Он заставил себя распахнуть веки. Он застонал. Лучше бы ток. Наверное.

— Вот ты где, — по слогам протянул вкрадчивый бархатный голос; Доминик почти не слышал слов — ужас и растерянность обрубили восприятие.

— Пожалуйста… не надо, — прохныкал он.

— Вытащите его, — скомандовал владелец голоса. Доминика грубо сцапали за шкирку, точно нашкодившего щенка. Кинули к ногам главного мучителя.

Их не так и много, мучителей. Большинству нет дела.

Но хватает и нескольких.

— Эдвин, прошу тебя, не надо…снова… — Доминик вжался лицом в прохладный скользкий пол. Пинком его перевернули на спину.

Эдвин. Снова он. Миниатюрное создание, похожее скорее на произведение скульптора, чем на живого человека. Смуглая кожа, длинные роскошные волосы и обсидианового цвета глаза. Казалось, Эдвин достоин зваться 'элитником', никак не 'третьесортным'.

Он ведь так красив, отмечал Доминик невольно, и к страху — привычному, точно мигрень, присоединялось преклонение. Жертва обожествляет хищника. Недаром, вся колония обожествляет и страшится Королеву…

Кощунственные мысли. Ужас разбивает рамки приличий.

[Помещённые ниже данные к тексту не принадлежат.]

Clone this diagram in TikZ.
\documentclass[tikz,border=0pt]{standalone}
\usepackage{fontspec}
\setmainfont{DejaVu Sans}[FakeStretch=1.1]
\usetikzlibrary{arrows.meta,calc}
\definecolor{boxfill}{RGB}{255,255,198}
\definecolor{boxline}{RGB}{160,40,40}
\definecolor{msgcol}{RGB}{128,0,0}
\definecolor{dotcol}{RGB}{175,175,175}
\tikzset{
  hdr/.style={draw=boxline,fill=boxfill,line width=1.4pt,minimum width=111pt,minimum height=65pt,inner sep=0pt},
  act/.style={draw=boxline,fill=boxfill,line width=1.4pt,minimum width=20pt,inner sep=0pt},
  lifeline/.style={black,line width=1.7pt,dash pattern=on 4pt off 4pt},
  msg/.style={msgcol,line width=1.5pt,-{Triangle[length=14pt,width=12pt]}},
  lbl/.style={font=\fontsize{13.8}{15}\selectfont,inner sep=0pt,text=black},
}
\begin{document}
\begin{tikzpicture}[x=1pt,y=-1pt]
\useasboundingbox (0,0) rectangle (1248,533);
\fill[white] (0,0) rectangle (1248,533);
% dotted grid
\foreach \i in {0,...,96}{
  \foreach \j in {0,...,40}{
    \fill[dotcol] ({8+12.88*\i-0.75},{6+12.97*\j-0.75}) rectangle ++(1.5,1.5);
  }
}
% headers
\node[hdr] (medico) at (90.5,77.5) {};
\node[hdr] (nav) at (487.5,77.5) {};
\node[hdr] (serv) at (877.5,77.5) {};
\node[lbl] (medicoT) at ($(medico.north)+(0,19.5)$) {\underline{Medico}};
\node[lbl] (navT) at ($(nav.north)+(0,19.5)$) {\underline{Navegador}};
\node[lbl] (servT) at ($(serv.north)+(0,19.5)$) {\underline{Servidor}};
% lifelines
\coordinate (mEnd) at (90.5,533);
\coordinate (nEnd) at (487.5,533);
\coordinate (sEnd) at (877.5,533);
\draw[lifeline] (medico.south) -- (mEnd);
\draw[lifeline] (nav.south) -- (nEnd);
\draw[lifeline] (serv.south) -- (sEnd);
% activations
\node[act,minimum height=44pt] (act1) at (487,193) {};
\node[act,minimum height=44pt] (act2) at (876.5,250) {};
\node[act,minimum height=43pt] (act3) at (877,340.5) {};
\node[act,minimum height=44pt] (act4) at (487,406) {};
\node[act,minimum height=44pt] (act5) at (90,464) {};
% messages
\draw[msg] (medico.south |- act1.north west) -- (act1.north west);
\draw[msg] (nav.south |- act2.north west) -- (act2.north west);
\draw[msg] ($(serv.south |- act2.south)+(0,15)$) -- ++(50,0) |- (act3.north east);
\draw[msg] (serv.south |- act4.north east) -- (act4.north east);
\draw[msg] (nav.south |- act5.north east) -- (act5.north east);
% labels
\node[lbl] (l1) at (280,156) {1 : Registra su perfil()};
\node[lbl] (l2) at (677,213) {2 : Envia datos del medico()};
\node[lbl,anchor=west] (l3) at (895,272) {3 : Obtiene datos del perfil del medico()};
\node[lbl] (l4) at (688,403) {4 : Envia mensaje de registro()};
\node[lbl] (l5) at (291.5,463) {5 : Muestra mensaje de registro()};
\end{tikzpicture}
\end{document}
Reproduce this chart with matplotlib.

Эдвин наклонился к своей добыче:

— Я, кажется, не разрешал тебе уходить. Ты сбежал. Ты знаешь, что за это полагается?

Да, да. Доминик знает. Снова боль и унижение, но ко-всему-можно-привыкнуть-кроме…

— Пожалуйста, — хнычет он. Готов целовать ботинки Эдвина. Готов на все. — Не делай мне больно… прошу тебя, не…

— Вот как? — зубы хищника, неестественно белые на фоне бронзовой кожи.

Да. Именно так. Оставьте меня в покое.

Сам Эдвин вряд ли был бы опасен. Доминик не отличается ни физической силой, ни способностью к самообороне, но сумел бы справиться с этим маленьким существом.

У Эдвина есть власть. Неофициальная — оттого и крепче.

Пять или шесть рослых парней, по фактуре пригодных в элитники, но непривлекальных внешне, бракованных — обступают Доминика, повинуясь негласной команде.

— Вот как?

Слова растекаются по полу, вырисовываются кровавой кляксой. Кровь течет по губам Доминика.